Apache Kafka & Zookeeper - Multi-Broker Apache Kafka Cluster on a Single Node
Apache Kafka is an open source, distributed publish-subscribe messaging system. In comparison to most messaging systems, Kafka has better throughput, built-in partitioning, replication, and fault-tolerance which make it a good solution for large scale message processing applications.






















Kafka is built as a modern distributed system. Data is replicated and partitioned over a cluster of machines that can grow and shrink transparently to the applications using the cluster. Consumers of data can be scaled out over a pool of machines as well and automatically adapt to failures in the consuming processes.


A key aspect of Kafka's design is that it handles large set of data very easily. A Kafka broker can store many Terabytes of data. Thus it provides the facility to handle big data which would be impossible in a traditional database.
Thus, Kafka provides a real-time publish-subscribe solution, which overcomes the challenges of real-time data usage for consumption, for data volumes that may grow in order of magnitude, larger that the real data. Kafka also supports parallel data loading in the Hadoop Systems.

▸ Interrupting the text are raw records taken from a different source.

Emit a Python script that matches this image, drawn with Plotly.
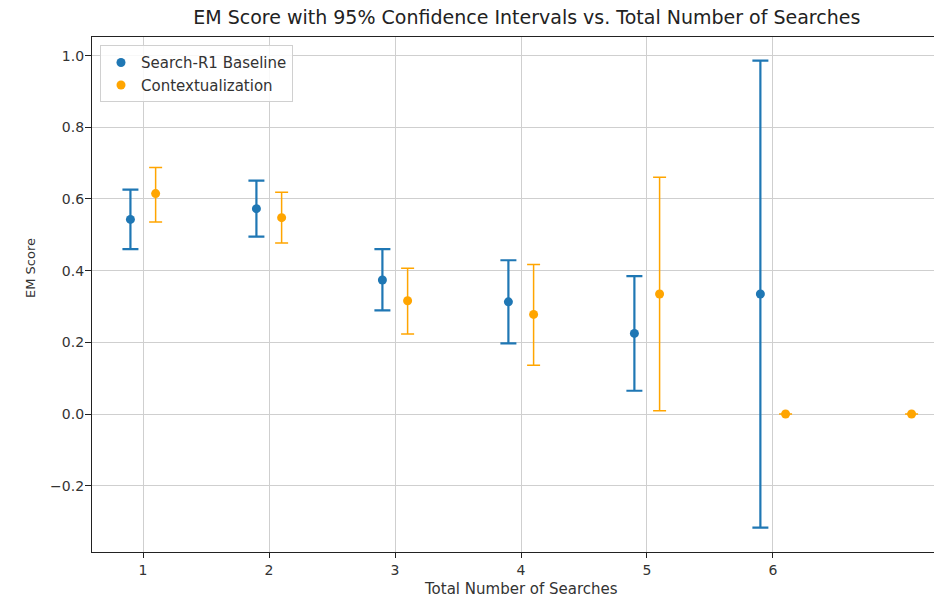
import plotly.graph_objects as go

# Data
searches_base = [1, 2, 3, 4, 5, 6]
em_base = [0.543, 0.573, 0.374, 0.313, 0.225, 0.335]
lo_base = [0.460, 0.495, 0.289, 0.197, 0.065, -0.317]
hi_base = [0.626, 0.651, 0.460, 0.429, 0.385, 0.986]

searches_ctx = [1, 2, 3, 4, 5, 6, 7]
em_ctx = [0.615, 0.548, 0.316, 0.278, 0.335, 0.0, 0.0]
lo_ctx = [0.536, 0.477, 0.223, 0.136, 0.009, 0.0, 0.0]
hi_ctx = [0.688, 0.619, 0.407, 0.417, 0.661, 0.0, 0.0]

x_ticks = [1, 2, 3, 4, 5, 6]
y_ticks = [-0.2, 0.0, 0.2, 0.4, 0.6, 0.8, 1.0]
y_tick_text = ["\u22120.2", "0.0", "0.2", "0.4", "0.6", "0.8", "1.0"]

BLUE = "#1f77b4"
ORANGE = "#FFA500"
FONT = "DejaVu Sans"

fig = go.Figure()
fig.add_trace(go.Scatter(
    x=[s - 0.1 for s in searches_base], y=em_base, mode="markers",
    name="Search-R1 Baseline",
    marker=dict(color=BLUE, size=9),
    error_y=dict(type="data", symmetric=False,
                 array=[h - m for h, m in zip(hi_base, em_base)],
                 arrayminus=[m - l for m, l in zip(em_base, lo_base)],
                 color=BLUE, thickness=2.2, width=8),
))
fig.add_trace(go.Scatter(
    x=[s + 0.1 for s in searches_ctx], y=em_ctx, mode="markers",
    name="Contextualization",
    marker=dict(color=ORANGE, size=9),
    error_y=dict(type="data", symmetric=False,
                 array=[h - m for h, m in zip(hi_ctx, em_ctx)],
                 arrayminus=[m - l for m, l in zip(em_ctx, lo_ctx)],
                 color=ORANGE, thickness=1.5, width=6.5),
))

fig.update_layout(
    width=934, height=597,
    margin=dict(l=92, r=0, t=37, b=45),
    paper_bgcolor="white", plot_bgcolor="white",
    font=dict(family=FONT, size=13, color="#333333"),
    title=dict(text="EM Score with 95% Confidence Intervals vs. Total Number of Searches",
               x=0.564, xref="container", xanchor="center",
               y=1 - 17 / 597, yref="container", yanchor="middle",
               font=dict(family=FONT, size=19, color="#222222")),
    showlegend=True,
    legend=dict(x=0.0095, y=0.984, xanchor="left", yanchor="top",
                bgcolor="rgba(255,255,255,0.85)", bordercolor="#d0d0d0", borderwidth=1,
                font=dict(family=FONT, size=15, color="#333333")),
    annotations=[
        dict(text="Total Number of Searches", xref="paper", yref="paper",
             x=(521 - 92) / 842, y=-(589 - 552) / 515, xanchor="center", yanchor="middle",
             showarrow=False, font=dict(family=FONT, size=15, color="#333333")),
        dict(text="EM Score", xref="paper", yref="paper", textangle=-90,
             x=-(92 - 30) / 842, y=(552 - 268) / 515, xanchor="center", yanchor="middle",
             showarrow=False, font=dict(family=FONT, size=13, color="#333333")),
    ],
)
fig.update_xaxes(
    range=[0.595, 7.278], tickvals=x_ticks, ticktext=[str(t) for t in x_ticks],
    showgrid=True, gridcolor="#cfcfcf", gridwidth=1,
    showline=True, linecolor="#222222", linewidth=1.2, mirror=True,
    ticks="outside", ticklen=5, tickcolor="#222222",
    zeroline=False, automargin=False,
    tickfont=dict(family=FONT, size=14),
)
fig.update_yaxes(
    range=[-0.385, 1.052], tickvals=y_ticks, ticktext=y_tick_text,
    showgrid=True, gridcolor="#cfcfcf", gridwidth=1,
    showline=True, linecolor="#222222", linewidth=1.2,
    ticks="outside", ticklen=6, tickcolor="#222222",
    ticklabelstandoff=-2,
    zeroline=False, automargin=False,
    tickfont=dict(family=FONT, size=14),
)

fig.write_html(
    "out.html",
    config={"responsive": False, "displayModeBar": False},
    post_script="document.body.style.margin='0px';document.body.style.overflow='hidden';",
)
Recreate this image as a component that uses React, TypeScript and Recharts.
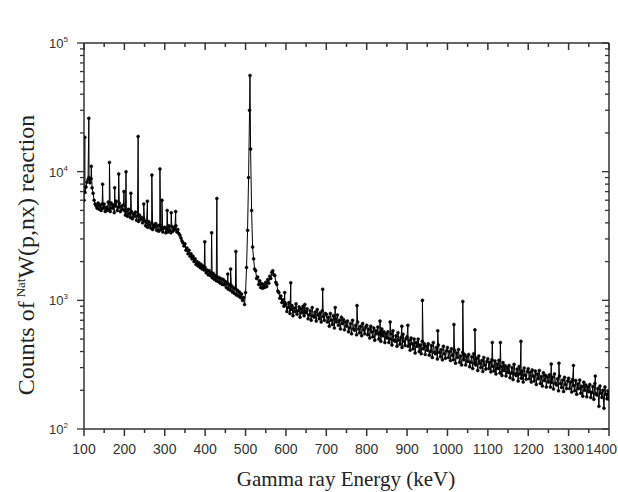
import React from "react";
import { LineChart, Line, XAxis, YAxis, ReferenceLine } from "recharts";

// continuum counts on a 2.5 keV grid starting at 100 keV (one row = 50 keV)
const GRID_START = 100;
const GRID_STEP = 2.5;
const continuum = [
  6000, 6900, 7600, 8300, 8700, 9000, 8200, 8800, 7500, 6800, 6000, 5600, 5400, 5200, 5700, 5100, 5500, 5000, 5600, 5200,
  5600, 4900, 5300, 5000, 5800, 5100, 4900, 5700, 5200, 5500, 4800, 5400, 5900, 5000, 5300, 5700, 4900, 5400, 5100, 5500,
  5000, 4600, 4900, 4500, 5100, 4700, 4400, 4900, 4300, 4700, 4500, 4850, 4200, 4550, 4100, 4600, 4250, 4400, 4000, 4300,
  4150, 3800, 4050, 3700, 4100, 3850, 3650, 4000, 3550, 3850, 3700, 3950, 3500, 3800, 3450, 3850, 3550, 3700, 3400, 3650,
  3700, 3350, 3600, 3400, 3800, 3500, 3350, 3750, 3450, 3700, 3550, 3800, 3400, 3550, 3300, 3200, 3050, 2900, 2800, 2650,
  2750, 2450, 2550, 2300, 2450, 2200, 2300, 2100, 2200, 2000, 2100, 1900, 2000, 1850, 1950, 1800, 1900, 1750, 1850, 1720,
  1800, 1640, 1720, 1580, 1700, 1560, 1640, 1500, 1620, 1460, 1560, 1420, 1520, 1400, 1500, 1360, 1470, 1330, 1450, 1320,
  1400, 1260, 1350, 1220, 1330, 1200, 1300, 1160, 1260, 1130, 1230, 1100, 1200, 1080, 1160, 1050, 1120, 1000, 1050, 930,
  1150, 1800, 3500, 9000, 30000, 15000, 5000, 2600, 2100, 1750, 1700, 1480, 1520, 1330, 1420, 1260, 1350, 1240, 1330, 1260,
  1380, 1280, 1450, 1360, 1540, 1480, 1650, 1700, 1580, 1560, 1380, 1330, 1180, 1150, 1040, 1080, 960, 1010, 900, 960,
  930, 820, 880, 960, 790, 850, 910, 760, 870, 820, 940, 780, 830, 890, 740, 860, 800, 900, 760, 820,
  800, 860, 720, 770, 830, 700, 880, 760, 740, 810, 690, 850, 770, 720, 800, 680, 830, 750, 700, 790,
  780, 680, 740, 630, 790, 700, 650, 760, 610, 720, 680, 770, 640, 700, 600, 740, 660, 710, 590, 680,
  630, 690, 570, 610, 660, 550, 700, 600, 585, 640, 540, 680, 600, 560, 630, 530, 660, 590, 550, 620,
  640, 540, 600, 510, 630, 570, 520, 610, 490, 580, 550, 620, 500, 560, 480, 600, 530, 570, 470, 550,
  510, 570, 470, 500, 550, 450, 580, 490, 480, 530, 440, 560, 490, 455, 515, 430, 545, 480, 445, 505,
  520, 440, 490, 410, 510, 460, 420, 500, 390, 470, 440, 500, 400, 450, 385, 480, 420, 460, 380, 440,
  410, 460, 375, 400, 445, 360, 470, 395, 385, 430, 350, 450, 395, 365, 415, 345, 440, 385, 355, 405,
  430, 360, 400, 340, 420, 375, 345, 410, 325, 390, 360, 415, 330, 370, 315, 395, 345, 380, 315, 365,
  335, 380, 305, 330, 365, 295, 385, 325, 315, 355, 285, 370, 325, 300, 340, 280, 360, 315, 292, 335,
  352, 295, 330, 278, 345, 308, 282, 338, 268, 320, 295, 342, 272, 305, 260, 328, 285, 312, 258, 300,
  275, 312, 250, 272, 300, 242, 318, 268, 260, 292, 236, 306, 268, 248, 282, 232, 298, 262, 244, 280,
  294, 246, 276, 232, 288, 258, 236, 282, 222, 268, 246, 285, 226, 256, 216, 274, 238, 262, 212, 254,
  232, 264, 212, 230, 254, 205, 268, 226, 220, 246, 198, 258, 226, 210, 240, 196, 252, 222, 206, 236,
  248, 206, 232, 194, 243, 218, 198, 238, 186, 225, 206, 240, 190, 215, 180, 231, 200, 220, 178, 212,
  195, 222, 176, 192, 214, 170, 226, 188, 184, 206, 150, 216, 190, 176, 200, 145, 212, 186, 172, 198,
  170,
];

// photopeaks: energy (keV) and counts at the peak channel
const peakEnergy = [
  102, 112, 118, 146, 163, 176, 186, 199, 204, 216,
  234, 248, 257, 268, 288, 293, 306, 316, 327, 399,
  416, 429, 456, 463, 476, 511, 597, 612, 647, 691,
  722, 776, 833, 858, 887, 902, 938, 976, 1016, 1038,
  1068, 1111, 1131, 1182, 1257, 1276, 1312, 1366,
];
const peakCounts = [
  18500, 26000, 11000, 8000, 11800, 7500, 9600, 7000, 10000, 6800,
  18800, 5600, 5900, 9400, 10500, 6000, 5000, 4800, 4900, 2850,
  3350, 6200, 1600, 1750, 2400, 56000, 1150, 1370, 930, 1220,
  880, 910, 690, 680, 630, 640, 1000, 580, 650, 980,
  590, 470, 470, 480, 320, 325, 312, 258,
];

const xTicks = [
  100, 150, 200, 250, 300, 350, 400, 450, 500, 550, 600, 650, 700,
  750, 800, 850, 900, 950, 1000, 1050, 1100, 1150, 1200, 1250, 1300, 1350, 1400,
];
const yTicks = [
  100, 200, 300, 400, 500, 600, 700, 800, 900,
  1000, 2000, 3000, 4000, 5000, 6000, 7000, 8000, 9000,
  10000, 20000, 30000, 40000, 50000, 60000, 70000, 80000, 90000,
  100000,
];

const spectrum = [
  ...continuum.map((c, i) => ({ e: GRID_START + i * GRID_STEP, c })),
  ...peakEnergy.map((e, i) => ({ e, c: peakCounts[i] })),
].sort((a, b) => a.e - b.e);

const W = 618;
const H = 492;
const PLOT = { left: 84, right: 609, top: 43, bottom: 429 };
const AXIS = "#333";
const SANS = "'Liberation Sans', Arial, sans-serif";
const SERIF = "'Liberation Serif', 'Times New Roman', serif";

function EnergyTick(props: any) {
  const { x, payload } = props;
  const v = payload.value;
  const major = v % 100 === 0;
  const len = major ? 7 : 4;
  // the last label sits on the right frame, keep it inside the page
  const last = v === 1400;
  return (
    <g>
      <line x1={x} x2={x} y1={PLOT.bottom} y2={PLOT.bottom + len} stroke={AXIS} strokeWidth={1.5} />
      <line x1={x} x2={x} y1={PLOT.top} y2={PLOT.top + len} stroke={AXIS} strokeWidth={1.5} />
      {major && (
        <text
          x={last ? W - 1 : x}
          y={PLOT.bottom + 25}
          textAnchor={last ? "end" : "middle"}
          fontSize={14}
          fontFamily={SANS}
          fill="#333"
        >
          {v}
        </text>
      )}
    </g>
  );
}

function CountTick(props: any) {
  const { y, payload } = props;
  const v = payload.value;
  const exp = Math.log10(v);
  const major = Math.abs(exp - Math.round(exp)) < 1e-9;
  const len = major ? 7 : 4;
  return (
    <g>
      <line x1={PLOT.left - len} x2={PLOT.left} y1={y} y2={y} stroke={AXIS} strokeWidth={1.3} />
      <line x1={PLOT.right - len} x2={PLOT.right} y1={y} y2={y} stroke={AXIS} strokeWidth={1.3} />
      {major && (
        <text x={68} y={y + 5} textAnchor="end" fontSize={13} fontFamily={SANS} fill="#333">
          10
          <tspan dy={-6} fontSize={8}>
            {Math.round(exp)}
          </tspan>
        </text>
      )}
    </g>
  );
}

export default function App() {
  return (
    <div style={{ position: "absolute", left: 0, top: 0, width: W, height: H, background: "#fff" }}>
      <LineChart
        width={W}
        height={H}
        data={spectrum}
        margin={{ top: PLOT.top, right: W - PLOT.right, bottom: 33, left: 24 }}
      >
        <XAxis
          dataKey="e"
          type="number"
          domain={[100, 1400]}
          ticks={xTicks}
          interval={0}
          tickLine={false}
          tick={<EnergyTick />}
          axisLine={{ stroke: AXIS, strokeWidth: 1.5 }}
          height={30}
          allowDataOverflow
        />
        <YAxis
          type="number"
          scale="log"
          domain={[100, 100000]}
          ticks={yTicks}
          interval={0}
          tickLine={false}
          tick={<CountTick />}
          axisLine={{ stroke: AXIS, strokeWidth: 1.5 }}
          width={60}
          allowDataOverflow
        />
        <ReferenceLine y={100000} stroke={AXIS} strokeWidth={1.5} />
        <ReferenceLine x={1400} stroke={AXIS} strokeWidth={1.5} />
        <Line
          type="linear"
          dataKey="c"
          stroke="#000"
          strokeWidth={1}
          dot={{ r: 1.5, fill: "#000", stroke: "#000", strokeWidth: 0.5 }}
          isAnimationActive={false}
        />
      </LineChart>
      <svg width={W} height={H} style={{ position: "absolute", left: 0, top: 0, pointerEvents: "none" }}>
        <text x={346} y={486} textAnchor="middle" fontSize={21} fontFamily={SERIF} fill="#222">
          Gamma ray Energy (keV)
        </text>
        <text
          x={0}
          y={0}
          transform="translate(34 255) rotate(-90)"
          textAnchor="middle"
          fontSize={24}
          fontFamily={SERIF}
          fill="#222"
        >
          Counts of
          <tspan dx={4} dy={-9} fontSize={13}>Nat</tspan>
          <tspan dy={9}>W(p,nx) reaction</tspan>
        </text>
      </svg>
    </div>
  );
}
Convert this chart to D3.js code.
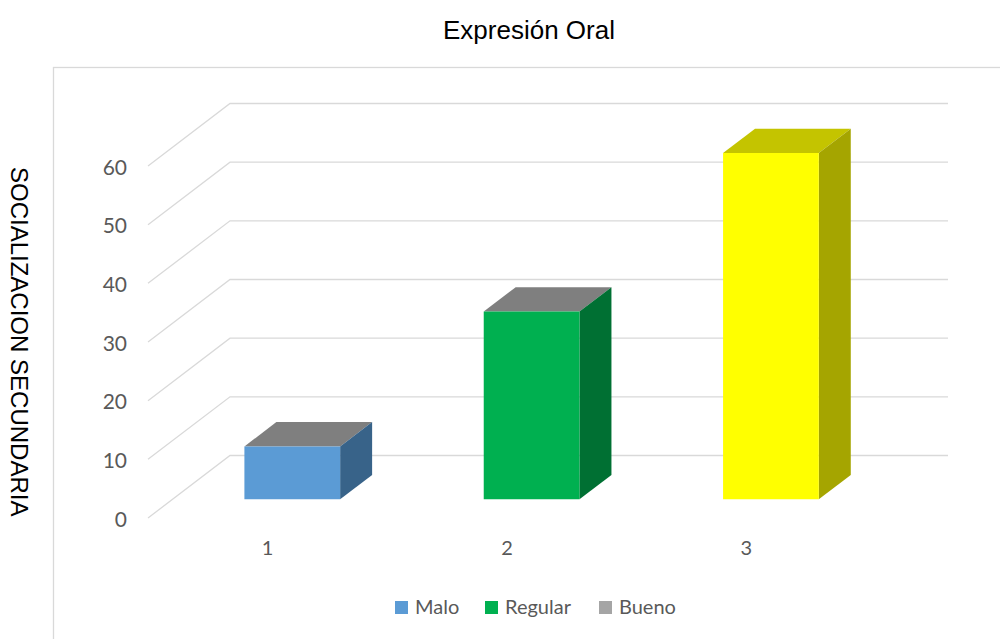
<!DOCTYPE html>
<html>
<head>
<meta charset="utf-8">
<script src="https://cdn.jsdelivr.net/npm/d3@7"></script>
<style>
  html, body { margin: 0; padding: 0; background: #fff; }
  svg { display: block; }
</style>
</head>
<body>
<svg id="chart" width="1000" height="639"></svg>
<script>
// ---- data ----
const categories = ["1", "2", "3"];
const seriesNames = ["Malo", "Regular", "Bueno"];
const values = [9, 32, 59];
const tickValues = [0, 10, 20, 30, 40, 50, 60];
const frontColors = ["#5b9bd5", "#00b050", "#ffff00"];
const sideColors = ["#386389", "#007033", "#a5a500"];
const topColors = ["#7f7f7f", "#7f7f7f", "#c4c400"];
const legendColors = ["#5b9bd5", "#00b050", "#a5a5a5"];
const chartTitle = "Expresión Oral";
const yTitle = "SOCIALIZACION SECUNDARIA";

// ---- layout ----
const svg = d3.select("#chart");
const DX = 82, DY = 62.5;           // depth projection vector
const zFront = 0.30, zBack = 0.69;   // bar depth inside the floor

const x = d3.scaleBand().domain(categories).range([148, 866])
  .paddingInner(0.6).paddingOuter(0.3);
const y = d3.scaleLinear().domain([0, 60]).range([518, 166]);

const proj = (px, v, z) => [px + z * DX, y(v) - z * DY];

// chart border
svg.append("rect")
  .attr("x", 53.5).attr("y", 67.5).attr("width", 1000).attr("height", 700)
  .attr("fill", "none").attr("stroke", "#d9d9d9").attr("stroke-width", 1.3);

// gridlines (left wall + back wall)
const [x0, x1] = x.range();
svg.append("g").selectAll("polyline").data(tickValues).join("polyline")
  .attr("points", t => [proj(x0, t, 0), proj(x0, t, 1), proj(x1, t, 1)].map(p => p.join(",")).join(" "))
  .attr("fill", "none").attr("stroke", "#d9d9d9").attr("stroke-width", 1.3);

// bars
const bars = svg.append("g");
categories.forEach((c, i) => {
  const v = values[i];
  const l = x(c), r = x(c) + x.bandwidth();
  const pts = a => a.map(p => p.join(",")).join(" ");
  // top
  bars.append("polygon")
    .attr("points", pts([proj(l, v, zFront), proj(r, v, zFront), proj(r, v, zBack), proj(l, v, zBack)]))
    .attr("fill", topColors[i]);
  // side
  bars.append("polygon")
    .attr("points", pts([proj(r, 0, zFront), proj(r, v, zFront), proj(r, v, zBack), proj(r, 0, zBack)]))
    .attr("fill", sideColors[i]);
  // front
  bars.append("polygon")
    .attr("points", pts([proj(l, 0, zFront), proj(r, 0, zFront), proj(r, v, zFront), proj(l, v, zFront)]))
    .attr("fill", frontColors[i]);
});

// value axis labels
const yAxis = svg.append("g").attr("transform", "translate(127,1.5)")
  .call(d3.axisLeft(y).tickValues(tickValues).tickSize(0).tickPadding(0));
yAxis.select(".domain").remove();
yAxis.selectAll("text").attr("fill", "#595959")
  .style("font-family", "Lato, 'Open Sans', sans-serif").style("font-size", "21px");

// category labels
const xAxis = svg.append("g").attr("transform", "translate(0,541)")
  .call(d3.axisBottom(x).tickSize(0).tickPadding(0));
xAxis.select(".domain").remove();
xAxis.selectAll("text").attr("fill", "#595959")
  .style("font-family", "Lato, 'Open Sans', sans-serif").style("font-size", "20px");

// title
svg.append("text").attr("x", 529).attr("y", 38.5).attr("text-anchor", "middle")
  .style("font-family", "'Liberation Sans', Arial, sans-serif").style("font-size", "26px")
  .attr("fill", "#000").text(chartTitle);

// y axis title
svg.append("text").attr("transform", "translate(10.5,341.7) rotate(90)")
  .attr("text-anchor", "middle")
  .style("font-family", "'Liberation Sans', Arial, sans-serif").style("font-size", "24px")
  .attr("fill", "#000").text(yTitle);

// legend
const legendX = [395, 485, 599];
const lg = svg.append("g");
seriesNames.forEach((s, i) => {
  lg.append("rect").attr("x", legendX[i]).attr("y", 601).attr("width", 13).attr("height", 13)
    .attr("fill", legendColors[i]);
  lg.append("text").attr("x", legendX[i] + 20).attr("y", 614)
    .style("font-family", "Lato, 'Open Sans', sans-serif").style("font-size", "20px")
    .attr("fill", "#595959").text(s);
});
</script>
</body>
</html>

Apache Kafka mainly designed with the following characteristics:
Fast - A single Kafka broker can serve thousands of clients by handling megabytes of reads and  writes per second
Scalable -  Data are partitioned and streamlined over a cluster of machines to enable larger data
Durable - Messages are persistent and is replicated within the cluster to prevent data loss
Distributed by Design - It provides fault tolerance guarantees and durability.
Five Components of Apache Kafka
Topic: A topic is a category or feed name to which messages are published by the message producers. Topics are partitioned and each partition is represented by the ordered immutable sequence of messages. Each message in the partition is assigned a unique sequential ID (offset).
Broker: A Kafka cluster consists of servers where each one may have server processes (brokers). Topics are created within the context of broker processes.
Zookeeper: Zookeeper serves as the coordinator between the Kafka broker and consumers.
Producers: Producers publish data to the topics by choosing the appropriate partition within the topic.
Consumers: Consumers are the applications or processes that subscribe to topics and process the feed of published messages.

Zookeeper is an open source, high-performance co-ordination service used for distributed applications adapted by Kafka. It coordinates and synchronizes configuration information of distributed nodes. It is not possible to bye-pass Zookeeper and connects directly to the Kafka broker. Once the Zookeeper is down, it cannot serve client request. Zookeeper is basically used to communicate between different nodes in a cluster. In Kafka, it is used to commit offset, so if node fails in any case it can be retrieved from the previously committed offset. Apart from this it also does other activities like leader detection, distributed synchronization, configuration management, identifies when a new node leaves or joins, the cluster, node status in real time, etc. It is used for managing, coordinating Kafka broker. In Hadoop ecosystem, Zookeeper is also used for cluster management for Hadoop. Thus, we have to say Zookeeper is mainly solving the problem of reliable distributed coordination.

Apache Kafka Installation
Actually, once we install Kafka, we can use the Zookeeper that comes with Kafka bundle.

Download Apache Kafka

Download ApacheKafka tar file
Then Unzip tar file & move to installation location.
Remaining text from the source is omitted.